So,there,I have unburdened myself to folk who will understand my feelings rather than talking to OH who only sees sheep loss as minus £££££s and illnesses as a drain on precious time and a major inconvenience.
My fingers are fully crossed.
Oh and a HAPPY NEW YEAR to you all.....


----------



## bloonskiller911 (Jan 2, 2014)

good luck with all or your ewes and I hope you confined ewe bounces back


----------



## promiseacres (Jan 2, 2014)

hope it all goes well! fun stuff.


----------



## Sheepshape (Jan 3, 2014)

Thank you,
Probable Coccidia ewe lamb is improving and starting to eat again.

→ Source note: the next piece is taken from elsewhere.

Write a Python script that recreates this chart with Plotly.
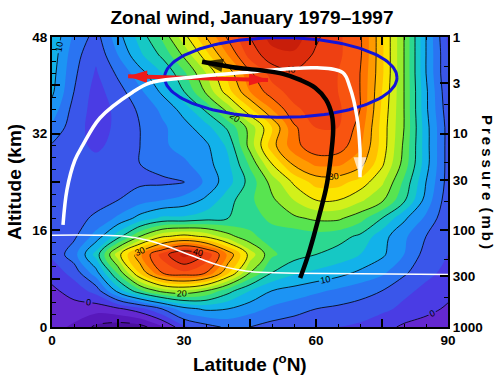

I am keeping her (and a companion ewe in the next pen suffering with foot rot) in for at least 24 hours as we have severe weather warnings....gales/ heavy rain/flooding AGAIN !
The ewes will be scanned tomorrow providing that scan man can manage to get through the floods, and provided the mud isn't too thick on their bellies to be able to see anything. My fingers are very much crossed.


----------



## Southern by choice (Jan 3, 2014)

Hoping for the best for you 
I feel your pain with the rain and mud.


----------



## Sheepshape (Jan 4, 2014)

Ewes scanned.....25 sets of twins and 17 singletons,plus 10 'barren' (of which 6 are lambs in any case).

I'm not expecting that all will make it,but pretty excited nonetheless.

My lambing should start on about 15th march.


----------



## promiseacres (Jan 4, 2014)

for lambs!


----------



## Sheepshape (Jan 7, 2014)

The rain and wind continue,but we are receiving news of terrible weather in the States with temperatures dangerously low. I hope that you and your animals all manage to see it through and that it doesn't last too long.

At this time of year the summer seems SO far off.


----------